Konflik agraria meletup di berbagai daerah jelang Pemilu 2024. Pemberlakuan UU Ciptaker dituding jadi salah satu faktor penyebabnya.

Ilustrasi aksi unjuk rasa terkait konflik agraria. /Foto Instagram @tanahuntukrakyat

Jelang Pemilu 2024, konflik-konflik agraria terus meletup di berbagai daerah. Per November 2023, Komisi Nasional Hak Asasi Manusia (KomnaHAM) mencatat setidaknya ada 900 aduan publik mengenai konflik agraria. 
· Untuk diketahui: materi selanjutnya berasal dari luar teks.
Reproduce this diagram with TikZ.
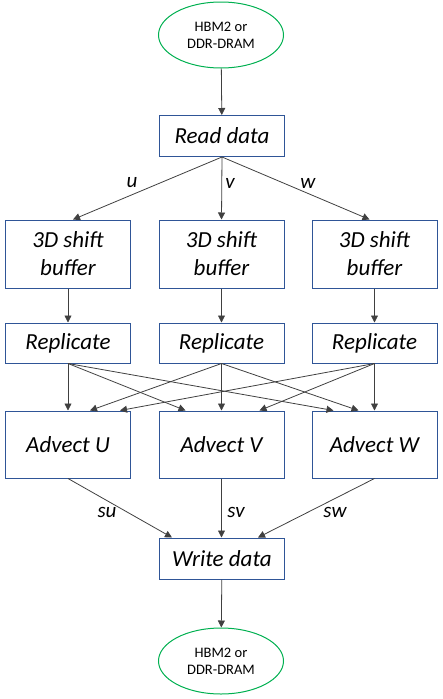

Sebelummya, sepanjang semester pertama 2023, tercatat ada 692 kasus bernuansa konflik agraria yang diadukan ke lembaga tersebut. Artinya, ada empat kasus konflik agraria yang pecah setiap harinya. 

"Trennya naik setiap tahun terutama sejak diberlakukannya omnibus law (Undang-Undang Cipta Kerja/UU Ciptaker) yang memberikan peluang penguasaan lahan hingga 90 tahun. Kedua, karena program strategis nasional (PSN) yang menyebabkan land grabbing di mana-mana," kata Komisioner Komnas HAM Hari Kurniawan kepada Alinea.id, Kamis (23/11).

Setidaknya ada dua kasus konflik agraria besar yang mencuat ke publik. Pertama, rencana pengusiran warga di di 16 kampung di Rempang, Riau. Konflik itu mengemuka pada awal September 2023. KomnasHAM telah menemukan indikasi pelanggaran HAM yang dilakukan aparat terhadap warga lokal yang menolak direlokasi. 

Di kawasan itu, pemerintah menggandeng perusahaan swasta bakal membangun Rempang Eco-City. Perwakilan warga Rempang sempat melakukan aksi demonstrasi di Kota Batam. Aksi unjuk rasa itu disambut tindakan represif oleh aparat keamanan. Bentrokan antara warga dan aparat pun tak terhindarkan.